1. Field of the Invention
The present invention relates to digital circuitry designs, and more specifically systems and methods of reducing an original circuit design into a simplified circuit design.
2. Description of Related Art
Digital circuitry with memory elements may be modeled using state equations and state variables to describe the behavior and state of the system. The synthesis and verification of state variable models often requires a great deal of computational resources. Simplifying the model to reduce the number of state variables, or simplifying the logic that defines state transitions, lessens the computational cost of analyzing the model, for example, to verify that it conforms to a given specification. The ability to reduce design size may make the difference in whether or not it is feasible to use a verification algorithm to expose a design flaw.
Formal and semi-formal verification techniques are powerful tools for the construction of correct logic designs. They have the power to expose even the most probabilistically uncommon scenario that may result in a functional design failure, and ultimately have the power to prove that the design is correct by showing that no failing scenario exists. Unfortunately, formal verification techniques require computational resources which are exponential with respect to the size of the design under test. Semi-formal verification techniques allow formal algorithms to be applied to larger designs through resource-bounding, though at the expense of incomplete verification coverage.

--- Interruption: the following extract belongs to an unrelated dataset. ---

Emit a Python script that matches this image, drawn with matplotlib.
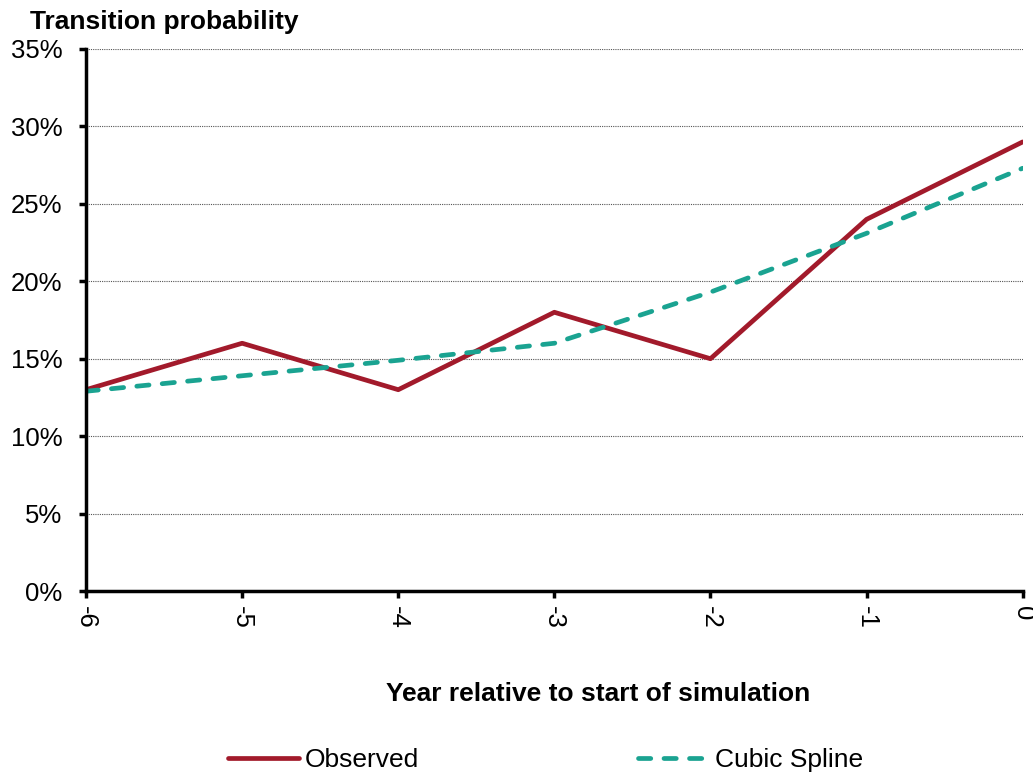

One conventional approach to improve the merging of gate was described in a paper by Qi Zhu et al. entitled “SAT Sweeping with Local Observability Don't-Cares,” published for the 2006 Design Automation Conference (pps. 229-234). This paper discusses the use of “observability don't cares” (ODCs) to enhance merging. ODC-enhanced merging generalizes upon traditional merging by enabling the merging of two gates which are demonstrated at any point in time to either be equivalent, or to differ without altering the design behavior with respect to some fanout boundary.
What is needed is an improved way of reducing a complex digital circuitry design to a more manageable size for synthesis and verification.